Class S3Emitter

java.lang.Object
org.apache.tika.pipes.emitter.AbstractEmitter
org.apache.tika.pipes.emitter.s3.S3Emitter
All Implemented Interfaces:
Initializable, Emitter, StreamEmitter

public class S3Emitter extends AbstractEmitter implements Initializable, StreamEmitter
Emits to existing s3 bucket
  <properties>
      <emitters>
          <emitter class="org.apache.tika.pipes.emitter.s3.S3Emitter>
              <params>
                  <!-- required -->
                  <param name="name" type="string">s3e</param>
                  <!-- required -->
                  <param name="region" type="string">us-east-1</param>
                  <!-- required -->
                  <param name="credentialsProvider"
                       type="string">(profile|instance)</param>
                  <!-- required if credentialsProvider=profile-->
                  <param name="profile" type="string">my-profile</param>
                  <!-- required -->
                  <param name="bucket" type="string">my-bucket</param>
                  <!-- optional; prefix to add to the path before emitting;
                       default is no prefix -->
                  <param name="prefix" type="string">my-prefix</param>
                  <!-- optional; default is 'json' this will be added to the SOURCE_PATH
                                    if no emitter key is specified.

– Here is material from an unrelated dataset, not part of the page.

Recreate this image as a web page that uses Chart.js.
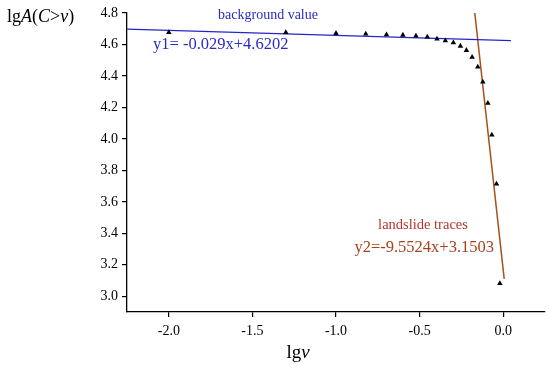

Do not add a "."
                                     before the extension -->
                  <param name="fileExtension" type="string">json</param>
                  <!-- optional; default is 'true'-- whether to copy the
                     json to a local file before putting to s3 -->
                  <param name="spoolToTemp" type="bool">true</param>
              </params>
          </emitter>
      </emitters>
  </properties>
  • Constructor Details

    • S3Emitter

      public S3Emitter()
  • Method Details

    • emit

      public void emit(String emitKey, List<Metadata> metadataList) throws IOException, TikaEmitterException
      Requires the src-bucket/path/to/my/file.txt in the TikaCoreProperties.SOURCE_PATH.
      Specified by:
      emit in interface Emitter
      Parameters:
      metadataList -
      Throws:
      IOException
      TikaException
      TikaEmitterException
    • emit

      public void emit(String path, InputStream is, Metadata userMetadata) throws IOException, TikaEmitterException
      Specified by:
      emit in interface StreamEmitter
      Parameters:
      path - -- object path, not including the bucket
      is - inputStream to copy
      userMetadata - this will be written to the s3 ObjectMetadata's userMetadata
      Throws:
      TikaEmitterException - or IOexception if there is a Runtime s3 client exception
      IOException
    • setSpoolToTemp

      @Field public void setSpoolToTemp(boolean spoolToTemp)
      Whether or not to spool the metadatalist to a tmp file before putting object. Default: true. If this is set to false, this emitter writes the json object to memory and then puts that into s3.
      Parameters:
      spoolToTemp -
    • setRegion

      @Field public void setRegion(String region)
    • setProfile

      @Field public void setProfile(String profile)
    • setBucket

      @Field public void setBucket(String bucket)
    • setPrefix

      @Field public void setPrefix(String prefix)
    • setCredentialsProvider

      @Field public void setCredentialsProvider(String credentialsProvider)
    • setFileExtension

      @Field public void setFileExtension(String fileExtension)
      If you want to customize the output file's file extension. Do not include the "."
      Parameters:
      fileExtension -
    • setAccessKey

      @Field public void setAccessKey(String accessKey)
    • setSecretKey

      @Field public void setSecretKey(String secretKey)
    • setMaxConnections

      @Field public void setMaxConnections(int maxConnections)
      maximum number of http connections allowed. This should be greater than or equal to the number of threads emitting to S3.
      Parameters:
      maxConnections -
    • setEndpointConfigurationService

      @Field public void setEndpointConfigurationService(String endpointConfigurationService)
    • initialize

      public void initialize(Map<String,Param> params) throws TikaConfigException
      This initializes the s3 client. Note, we wrap S3's RuntimeExceptions, e.g. AmazonClientException in a TikaConfigException.
      Specified by:
      initialize in interface Initializable
      Parameters:
      params - params to use for initialization
      Throws:
      TikaConfigException
    • checkInitialization

      public void checkInitialization(InitializableProblemHandler problemHandler) throws TikaConfigException
      Specified by:
      checkInitialization in interface Initializable
      Parameters:
      problemHandler - if there is a problem and no custom initializableProblemHandler has been configured via Initializable parameters, this is called to respond.
      Throws:
      TikaConfigException
    • setPathStyleAccessEnabled

      @Field public void setPathStyleAccessEnabled(boolean pathStyleAccessEnabled)